No âmbito jurídico, o conceito está previsto no artigo 149 do Código Penal, que define o crime a partir de quatro elementos principais: trabalho forçado, jornada exaustiva, condições degradantes e restrição de locomoção por dívidas. A presença de qualquer um desses elementos já caracteriza o trabalho similar à escravidão, uma definição amplamente aceita por organismos internacionais.
A análise também identificou cinco modalidades de trabalho escravo, sendo o mais comum o trabalho análogo à escravidão, que corresponde a 96,50% dos casos, seguido por jornada exaustiva, trabalho forçado, restrição de locomoção e tráfico de pessoas. Quanto ao perfil das vítimas, a maioria é composta por homens (71,08%), seguidos por mulheres (26,47%), com uma parcela menor representada por entidades coletivas, como sindicatos. A maior parte dos processos (76,4%) teve acesso à justiça gratuita, evidenciando a vulnerabilidade socioeconômica dessas pessoas.
A vulnerabilidade dos trabalhadores é um fator-chave para a persistência dessas ocorrências. A falta de conhecimento sobre direitos básicos, a desconfiança na Justiça e o medo de perder recursos essenciais para sua sobrevivência dificultam a denúncia e a saída dessa situação. Além disso, a distância entre os locais de maior incidência e os órgãos de fiscalização e proteção, além do poder econômico e influência política dos empregadores, contribuem para a impunidade e a continuidade das práticas exploratórias.
Estatísticas mostram que cerca de metade dos processos chega ao encerramento por acordo judicial, não por punição, alimentando a sensação de impunidade. Apesar das leis que preveem penas de reclusão e a inclusão na “lista suja”, a efetividade dessas punições é limitada; entre 2008 e 2019, de 2.679 empregadores denunciados, apenas 112 foram condenados de forma definitiva.
Casos emblemáticos, como o da Fazenda Vale do Rio Cristalino, conhecida como “Fazenda Volkswagen”, ilustram essa impunidade. Apesar de denúncias e condições alarmantes, a condenação da empresa ocorreu somente anos depois, evidenciando a lentidão e a dificuldade do sistema em punições eficazes.
A Emenda Constitucional nº 81/2014 cria mecanismos para a expropriação de propriedades onde há exploração de trabalho semelhante à escravidão, destinando-as à Reforma Agrária sem indenização, mas esse dispositivo ainda aguarda regulamentação.
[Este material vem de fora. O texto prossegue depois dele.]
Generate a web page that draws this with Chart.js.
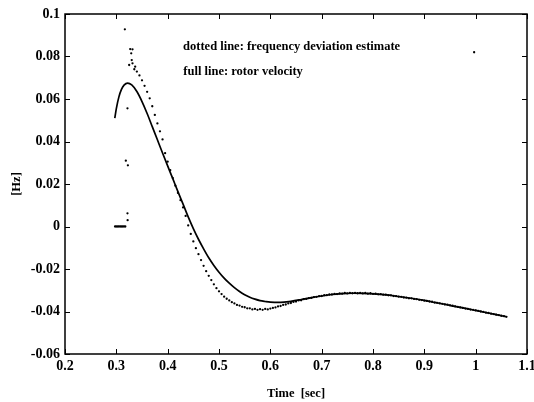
<!DOCTYPE html>
<html>
<head>
<meta charset="utf-8">
<script src="https://cdn.jsdelivr.net/npm/chart.js@4/dist/chart.umd.min.js"></script>
<style>
    body { margin: 0; background: #fff; }
    canvas { display: block; }
</style>
</head>
<body>
<canvas id="freqChart" width="534" height="402"></canvas>
<script>
// Rotor velocity (full line).
const rotorTime = [0.297, 0.300, 0.305, 0.310, 0.315, 0.322, 0.330, 0.340, 0.350, 0.360,
    0.370, 0.380, 0.390, 0.400, 0.410, 0.420, 0.430, 0.440, 0.450, 0.460,
    0.470, 0.480, 0.490, 0.500, 0.510, 0.520, 0.530, 0.540, 0.550, 0.560,
    0.570, 0.580, 0.590, 0.600, 0.620, 0.640, 0.660, 0.680, 0.700, 0.720,
    0.740, 0.760, 0.780, 0.800, 0.820, 0.840, 0.860, 0.880, 0.900, 0.920,
    0.940, 0.960, 0.980, 1.000, 1.020, 1.040, 1.059];
const rotorVelocity = [0.0510, 0.0555, 0.0610, 0.0645, 0.0665, 0.0675, 0.0666, 0.0635, 0.0588, 0.0532,
    0.0470, 0.0408, 0.0346, 0.0285, 0.0225, 0.0164, 0.0105, 0.0045, -0.0010, -0.0060,
    -0.0105, -0.0147, -0.0183, -0.0215, -0.0243, -0.0267, -0.0288, -0.0306, -0.0321, -0.0333,
    -0.0342, -0.0349, -0.0353, -0.0356, -0.0357, -0.0352, -0.0344, -0.0335, -0.0327, -0.0320,
    -0.0316, -0.0314, -0.0315, -0.0317, -0.0321, -0.0326, -0.0333, -0.0340, -0.0348, -0.0357,
    -0.0366, -0.0376, -0.0385, -0.0395, -0.0405, -0.0415, -0.0424];

// Frequency deviation estimate (dotted): start-up samples, then the regular samples.
const estStartTime = [0.2975, 0.300, 0.3025, 0.305, 0.3075, 0.310, 0.3125, 0.315, 0.3175,
    0.3166, 0.3217, 0.3220, 0.3185, 0.3225, 0.3217, 0.3270, 0.3315, 0.3290, 0.3300,
    0.3250, 0.3315, 0.3367, 0.3350, 0.9970];
const estStartValue = [0, 0, 0, 0, 0, 0, 0, 0, 0,
    0.0928, 0.0062, 0.0030, 0.0310, 0.0288, 0.0556, 0.0835, 0.0834, 0.0815, 0.0783,
    0.0760, 0.0768, 0.0752, 0.0740, 0.0820];
const estTime = [];
for (let i = 0; i <= 144; i++) {
    estTime.push(0.340 + i * 0.005);
}
const estValue = [0.0729, 0.0711, 0.0688, 0.0662, 0.0634, 0.0603, 0.0566, 0.0525, 0.0485, 0.0448,
    0.0410, 0.0345, 0.0305, 0.0265, 0.0228, 0.0192, 0.0158, 0.0124, 0.0090, 0.0050,
    0.0005, -0.0035, -0.0070, -0.0102, -0.0130, -0.0158, -0.0185, -0.0210, -0.0232, -0.0252,
    -0.0272, -0.0290, -0.0305, -0.0318, -0.0330, -0.0340, -0.0348, -0.0356, -0.0362, -0.0369,
    -0.0372, -0.0378, -0.0380, -0.0385, -0.0385, -0.0390, -0.0388, -0.0392, -0.0389, -0.0392,
    -0.0388, -0.0390, -0.0386, -0.0383, -0.0381, -0.0376, -0.0374, -0.0369, -0.0367, -0.0362,
    -0.0360, -0.0355, -0.0353, -0.0348, -0.0347, -0.0342, -0.0341, -0.0337, -0.0336, -0.0332,
    -0.0331, -0.0328, -0.0327, -0.0323, -0.0323, -0.0320, -0.0320, -0.0317, -0.0318, -0.0315,
    -0.0316, -0.0313, -0.0315, -0.0312, -0.0314, -0.0312, -0.0314, -0.0312, -0.0315, -0.0313,
    -0.0316, -0.0314, -0.0317, -0.0316, -0.0319, -0.0318, -0.0321, -0.0321, -0.0324, -0.0324,
    -0.0327, -0.0328, -0.0330, -0.0331, -0.0334, -0.0335, -0.0338, -0.0338, -0.0341, -0.0342,
    -0.0345, -0.0346, -0.0349, -0.0350, -0.0353, -0.0354, -0.0358, -0.0359, -0.0362, -0.0364,
    -0.0367, -0.0368, -0.0371, -0.0373, -0.0376, -0.0378, -0.0381, -0.0383, -0.0386, -0.0388,
    -0.0391, -0.0392, -0.0395, -0.0397, -0.0400, -0.0402, -0.0405, -0.0407, -0.0410, -0.0412,
    -0.0415, -0.0417, -0.0420, -0.0422, -0.0425];

const xTickLabels = ["0.2", "0.3", "0.4", "0.5", "0.6", "0.7", "0.8", "0.9", "1", "1.1"];
const yTickLabels = ["-0.06", "-0.04", "-0.02", "0", "0.02", "0.04", "0.06", "0.08", "0.1"];
const noteLines = ["dotted line: frequency deviation estimate", "full line: rotor velocity"];

const serif = '"Liberation Serif", "Times New Roman", serif';

const rotorPoints = rotorTime.map((t, i) => ({ x: t, y: rotorVelocity[i] }));
const estPoints = estStartTime.map((t, i) => ({ x: t, y: estStartValue[i] }))
    .concat(estTime.map((t, i) => ({ x: t, y: estValue[i] })));

// Boxed frame with inward ticks plus the two note lines.
const framePlugin = {
    id: "frame",
    afterDraw(chart) {
        const { ctx, chartArea: a, scales } = chart;
        const x = scales.x;
        const y = scales.y;
        ctx.save();
        ctx.strokeStyle = "#000";
        ctx.lineWidth = 1.5;
        ctx.strokeRect(a.left, a.top, a.right - a.left, a.bottom - a.top);
        ctx.lineWidth = 1;
        ctx.beginPath();
        x.ticks.forEach((t) => {
            const px = Math.round(x.getPixelForValue(t.value)) + 0.5;
            ctx.moveTo(px, a.bottom);
            ctx.lineTo(px, a.bottom - 5);
            ctx.moveTo(px, a.top);
            ctx.lineTo(px, a.top + 5);
        });
        y.ticks.forEach((t) => {
            const py = Math.round(y.getPixelForValue(t.value)) + 0.5;
            ctx.moveTo(a.left, py);
            ctx.lineTo(a.left + 5, py);
            ctx.moveTo(a.right, py);
            ctx.lineTo(a.right - 5, py);
        });
        ctx.stroke();

        ctx.fillStyle = "#000";
        ctx.font = "bold 12.5px " + serif;
        ctx.textBaseline = "middle";
        ctx.textAlign = "left";
        ctx.fillText(noteLines[0], x.getPixelForValue(0.43), y.getPixelForValue(0.0845));
        ctx.fillText(noteLines[1], x.getPixelForValue(0.4305), y.getPixelForValue(0.0727));
        ctx.restore();
    }
};

const ctx = document.getElementById("freqChart").getContext("2d");
new Chart(ctx, {
    type: "scatter",
    data: {
        datasets: [
            {
                label: "rotor velocity",
                data: rotorPoints,
                showLine: true,
                borderColor: "#000",
                borderWidth: 1.7,
                pointRadius: 0,
                cubicInterpolationMode: "monotone"
            },
            {
                label: "frequency deviation estimate",
                data: estPoints,
                showLine: false,
                pointRadius: 1.15,
                pointBorderWidth: 0,
                backgroundColor: "#000",
                borderColor: "#000"
            }
        ]
    },
    options: {
        responsive: false,
        animation: false,
        layout: { padding: { top: 14, right: 7, bottom: 0, left: 0 } },
        plugins: {
            legend: { display: false },
            tooltip: { enabled: false }
        },
        scales: {
            x: {
                type: "linear",
                min: 0.2,
                max: 1.1,
                grid: { display: false, drawTicks: false },
                border: { display: false },
                ticks: {
                    stepSize: 0.1,
                    padding: 4,
                    color: "#000",
                    font: { family: serif, size: 14, weight: "bold" },
                    maxRotation: 0,
                    autoSkip: false,
                    callback: (v, i) => xTickLabels[i]
                },
                title: {
                    display: true,
                    text: "Time  [sec]",
                    color: "#000",
                    font: { family: serif, size: 12.5, weight: "bold" },
                    padding: { top: 0, bottom: 1 }
                },
                afterFit: (s) => {
                    s.height = 48;
                    s.paddingLeft = 0;
                    s.paddingRight = 0;
                }
            },
            y: {
                type: "linear",
                min: -0.06,
                max: 0.1,
                grid: { display: false, drawTicks: false },
                border: { display: false },
                ticks: {
                    stepSize: 0.02,
                    padding: 5,
                    color: "#000",
                    font: { family: serif, size: 14, weight: "bold" },
                    autoSkip: false,
                    callback: (v, i) => yTickLabels[i]
                },
                title: {
                    display: true,
                    text: "[Hz]",
                    color: "#000",
                    font: { family: serif, size: 12.5, weight: "bold" },
                    padding: { top: 9, bottom: 0 }
                },
                afterFit: (s) => {
                    s.width = 65;
                    s.paddingTop = 0;
                    s.paddingBottom = 0;
                }
            }
        }
    },
    plugins: [framePlugin]
});
</script>
</body>
</html>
O perfil dos exploradores geralmente envolve empresários com grande poder econômico e político, que se aproveitam da vulnerabilidade dos trabalhadores e da baixa fiscalização para obter lucros.
Dados revelam que quase metade dos casos de trabalho escravo estão ligados a grandes empresas, incluindo grupos econômicos bilionários, e até organizações com mais de 5.000 funcionários, mesmo setores tradicionais como construção civil, que lidera em número de casos. Além disso, o problema não se restringe ao interior, atingindo setores diversos como bancos e administração pública, e diversos estados do país, com São Paulo liderando em processos, concentrando mais da metade dos casos.
Essa realidade demonstra que o trabalho escravo no Brasil atual é uma questão complexa e disseminada, que envolve diferentes setores econômicos e níveis de poder, exigindo ações mais efetivas de fiscalização, punição e conscientização.